Project 27

Queloide - Thelma Vanahí

Curated by Paloma Chavez Muente
April 8th - May 27th 2022

Thelma Vanahí's solo exhibition, Queloide, weaves a collective imaginary born from the persecution and massacre of the Haitian population in the Dominican Republic in 1937. The show brings together a variety of works that include photography, collage, audiovisual installation, and textile. 

A keloid evokes the scarring of a wound, a thickened scar tissue that leads to the question of how the cut occurred and provokes lifting the layers to remember what happened.

Thelma’s work traces a personal narrative as a biography of the Dominican and Haitian social identity. She draws critical cartographies, that embody racist, political, and militarised violence, to relive memories as an antidote to exorcise the pain.

Like a scar, the stitches on the back of Thelma's textile piece, Countless Drops Swallow Us, lead us to reflect on what is visible, knowable, and allow the unpicking and re-stitching of the imaginaries of intergenerational trauma. Keloid talks about wounds, those that remain embedded under the skin, and those that need to be surfaced to heal.

The 1937 massacre, otherwise known as ‘the cut,’ is a recurrent subject in various contemporary art practices, as a space for dialogue around notions of territory, otherness, and current political debates; such as the deporting of pregnant Haitian women, the exploitation of workers, and the building of a wall to divide the two countries that share the island. In the series of maps, Cartographic Narrations, Thelma depicts the island as a whole, blurring the frontier line and proposing a discourse of fraternity. In Who Can Dream? a pregnant black woman stands in profile, holding a basket of food on her head, and looks towards the horizon, ‘as if looking to the future,’ Thelma comments, ‘there is hope and that is a powerful thing.’

Thelma Vanahí is a Dominican-Spanish visual artist and photographer based in Barcelona.

Since 2010, she has developed extensive multidisciplinary projects with a participatory methodology about Dominican culture and its imaginaries, providing an insight into identity and life in the Caribbean country.

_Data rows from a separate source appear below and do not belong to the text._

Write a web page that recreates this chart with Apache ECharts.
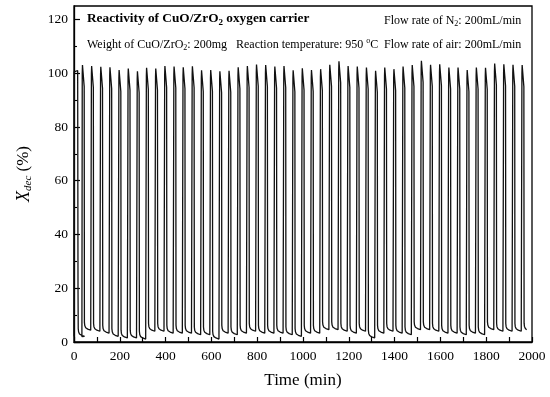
<!DOCTYPE html>
<html>
<head>
<meta charset="utf-8">
<script src="https://cdn.jsdelivr.net/npm/echarts@6/dist/echarts.min.js"></script>
<style>
html,body{margin:0;padding:0;background:#fff;}
#c{width:550px;height:397px;}
</style>
</head>
<body>
<div id="c"></div>
<script>
// ---- data ----
const xTickLabels = [0, 200, 400, 600, 800, 1000, 1200, 1400, 1600, 1800, 2000];
const yTickLabels = [0, 20, 40, 60, 80, 100, 120];

// initial reduction segment at the start of the run (min, %)
const startTimes = [0, 1, 16, 17.5];
const startValues = [2, 100.5, 101, 20];

// centre time of each reduction spike (min)
const peakTimes = [40, 80, 120, 160, 200, 240, 280, 320, 360, 400,
  440, 480, 520, 560, 600, 640, 680, 720, 760, 800,
  840, 880, 920, 960, 1000, 1040, 1080, 1120, 1160, 1200,
  1240, 1280, 1320, 1360, 1400, 1440, 1480, 1520, 1560, 1600,
  1640, 1680, 1720, 1760, 1800, 1840, 1880, 1920, 1960];

// maximum X_dec of each spike (%)
const peakValues = [103.0, 102.7, 102.4, 102.2, 101.2, 101.7, 100.7, 102.0, 101.7, 102.7,
  102.5, 102.2, 102.6, 101.1, 101.2, 100.7, 100.9, 102.2, 102.7, 103.2,
  103.0, 102.5, 102.7, 101.1, 101.8, 101.2, 101.5, 103.1, 104.4, 102.7,
  102.5, 102.1, 100.9, 102.1, 101.5, 102.5, 103.0, 104.6, 103.1, 103.3,
  102.1, 102.1, 101.2, 102.1, 102.0, 103.6, 103.3, 103.1, 103.0];

// lowest X_dec of the oxidation valley before each spike, plus the final valley (%)
const valleyValues = [2.0, 4.3, 3.9, 3.2, 2.0, 1.4, 1.4, 1.0, 3.9, 3.9,
  3.2, 3.2, 3.2, 2.6, 2.6, 1.0, 3.2, 2.6, 3.2, 3.9,
  3.2, 3.2, 3.2, 2.6, 2.0, 3.2, 3.2, 4.5, 4.5, 3.9,
  3.2, 3.9, 1.4, 3.2, 3.9, 3.2, 2.6, 4.5, 4.5, 3.9,
  3.2, 3.2, 2.6, 3.2, 2.6, 4.5, 3.9, 3.9, 3.9, 4.0];

// ---- build the series ----
const series = [];
for (let i = 0; i < startTimes.length; i++) series.push([startTimes[i], startValues[i]]);
function valleyAfter(t, low, last) {
  series.push([t + 1, low + 3]);
  series.push([t + 2.5, low + 1.8]);
  series.push([t + 6.5, low + 1.0]);
  if (last) { series.push([t + 12, low + 0.6]); return; }
  series.push([t + 15.5, low + 0.5]);
  series.push([t + 28.5, low + 0.1]);
}
valleyAfter(17.5, valleyValues[0], false);
for (let k = 0; k < peakTimes.length; k++) {
  const tc = peakTimes[k], p = peakValues[k];
  series.push([tc - 5.5, valleyValues[k]]);
  series.push([tc - 4, p - 3]);
  series.push([tc - 3, p]);
  series.push([tc + 3, p - 0.5]);
  series.push([tc + 4.5, p - 8]);
  valleyAfter(tc + 4.5, valleyValues[k + 1], k === peakTimes.length - 1);
}

const FONT = 'Liberation Serif';
const chart = echarts.init(document.getElementById('c'), null, {renderer: 'canvas'});
const sub = {fontFamily: FONT, fontSize: 8, lineHeight: 8, verticalAlign: 'bottom', color: '#000'};
chart.setOption({
  animation: false,
  backgroundColor: '#fff',
  textStyle: {fontFamily: FONT, color: '#000'},
  grid: {left: 74, right: 18, top: 6, bottom: 55, show: true, borderColor: '#000', borderWidth: 1.3, containLabel: false},
  title: [
    {left: 87, top: 11, padding: 0, text: 'Reactivity of CuO/ZrO{s|2} oxygen carrier',
      textStyle: {fontFamily: FONT, fontSize: 13.3, fontWeight: 'bold', color: '#000', lineHeight: 16,
        rich: {s: Object.assign({}, sub, {fontWeight: 'bold', fontSize: 9, lineHeight: 9})}}},
    {left: 87, top: 37, padding: 0, text: 'Weight of CuO/ZrO{s|2}: 200mg   Reaction temperature: 950 {u|o}C',
      textStyle: {fontFamily: FONT, fontSize: 12, fontWeight: 'normal', color: '#000', lineHeight: 15,
        rich: {s: sub, u: {fontFamily: FONT, fontSize: 8, lineHeight: 8, verticalAlign: 'top', color: '#000'}}}},
    {left: 384, top: 13, padding: 0, text: 'Flow rate of N{s|2}: 200mL/min',
      textStyle: {fontFamily: FONT, fontSize: 12, fontWeight: 'normal', color: '#000', lineHeight: 15, rich: {s: sub}}},
    {left: 384, top: 37, padding: 0, text: 'Flow rate of air: 200mL/min',
      textStyle: {fontFamily: FONT, fontSize: 12, fontWeight: 'normal', color: '#000', lineHeight: 15}}
  ],
  xAxis: {
    type: 'value', min: 0, max: 2000, interval: 100,
    name: 'Time (min)', nameLocation: 'middle', nameGap: 30,
    nameTextStyle: {fontFamily: FONT, fontSize: 17, color: '#000'},
    axisLine: {lineStyle: {color: '#000', width: 1.3}},
    axisTick: {inside: true, length: 5, lineStyle: {color: '#000', width: 1.2}},
    axisLabel: {fontFamily: FONT, fontSize: 13.5, color: '#000', margin: 7, customValues: xTickLabels,
      formatter: function (v) { return String(v); }},
    splitLine: {show: false}
  },
  yAxis: [{
    type: 'value', min: 0, max: 125, interval: 20,
    name: '{x|X}{d|dec} (%)', nameLocation: 'middle', nameGap: 40, nameRotate: 90,
    nameTextStyle: {fontFamily: FONT, fontSize: 17, color: '#000', lineHeight: 20,
      rich: {x: {fontFamily: FONT, fontSize: 18, fontStyle: 'italic', color: '#000', lineHeight: 20},
             d: {fontFamily: FONT, fontSize: 11, fontStyle: 'italic', color: '#000', lineHeight: 11, verticalAlign: 'bottom'}}},
    axisLine: {lineStyle: {color: '#000', width: 1.3}},
    axisTick: {inside: true, length: 6, lineStyle: {color: '#000', width: 1.2}, customValues: yTickLabels},
    axisLabel: {fontFamily: FONT, fontSize: 13.5, color: '#000', margin: 6, customValues: yTickLabels,
      formatter: function (v) { return String(v); }},
    splitLine: {show: false}
  }, {
    type: 'value', min: 0, max: 125, position: 'left',
    axisLine: {show: false},
    axisTick: {inside: true, length: 3, lineStyle: {color: '#000', width: 1.1}, customValues: [10, 30, 50, 70, 90, 110]},
    axisLabel: {show: false},
    splitLine: {show: false}
  }],
  series: [{
    type: 'line', data: series, showSymbol: false, symbol: 'none',
    lineStyle: {color: '#111', width: 1.3}, silent: true
  }]
});
</script>
</body>
</html>
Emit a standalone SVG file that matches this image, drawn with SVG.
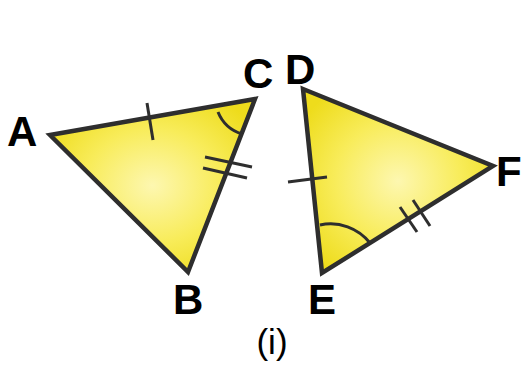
<svg xmlns="http://www.w3.org/2000/svg" width="522" height="373" viewBox="0 0 522 373">
<defs>
<radialGradient id="g1" cx="0.5" cy="0.5" r="0.6">
<stop offset="0" stop-color="#fdf7b0"/>
<stop offset="0.55" stop-color="#f8ec5a"/>
<stop offset="1" stop-color="#eedc1c"/>
</radialGradient>
</defs>
<style>
.tri{fill:url(#g1);stroke:#2e2e2e;stroke-width:4.5;stroke-linejoin:miter}
.mk{fill:none;stroke:#2e2e2e;stroke-width:3}
.lbl{font-family:"Liberation Sans",Arial,sans-serif;font-weight:bold;font-size:42px;fill:#000}
.cap{font-family:"Liberation Sans",Arial,sans-serif;font-size:35px;fill:#000}
</style>
<rect width="522" height="373" fill="#fff"/>
<g id="triangleABC">
<polygon class="tri" points="50,135 255,99 188,272"/>
<line class="mk" x1="147" y1="103" x2="153" y2="140"/>
<line class="mk" x1="205" y1="157" x2="252" y2="167"/>
<line class="mk" x1="203" y1="168" x2="247" y2="178"/>
<path class="mk" d="M218,112 A38,38 0 0 0 242,134"/>
</g>
<g id="triangleDEF">
<polygon class="tri" points="303,89 493,166 322,273"/>
<line class="mk" x1="288" y1="182" x2="327" y2="177"/>
<line class="mk" x1="400" y1="207" x2="417" y2="232"/>
<line class="mk" x1="413" y1="200" x2="430" y2="226"/>
<path class="mk" d="M320,225 A50,50 0 0 1 370,243"/>
</g>
<g id="labels">
<text class="lbl" x="7" y="146">A</text>
<text class="lbl" x="243" y="88">C</text>
<text class="lbl" x="285" y="84">D</text>
<text class="lbl" x="173" y="314">B</text>
<text class="lbl" x="308" y="314">E</text>
<text class="lbl" x="496" y="186">F</text>
<text class="cap" x="272" y="354" text-anchor="middle">(i)</text>
</g>
</svg>
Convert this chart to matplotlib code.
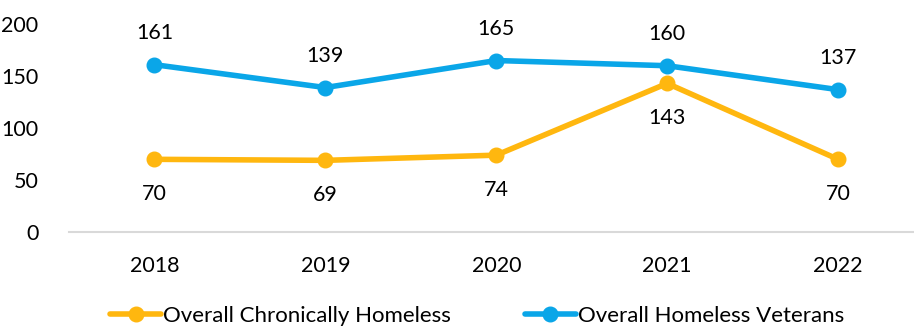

Thelma’s work has been exhibited in Centro de la Imagen and Festival Photoimagen in the Dominican Republic and in various collective shows in Barcelona. Academically, her work has been the subject of studies dealing with identity and culture at universities in Spain and the United States.

She has a Diploma in Audiovisual Communication, a Postgraduate degree in Costume Design and a Master in Global History from Universitat Pompeu Fabra. She is a professor of Photography Direction and Western History in the Faculty of Humanities at the Pontificia Universidad Católica Madre y Maestra.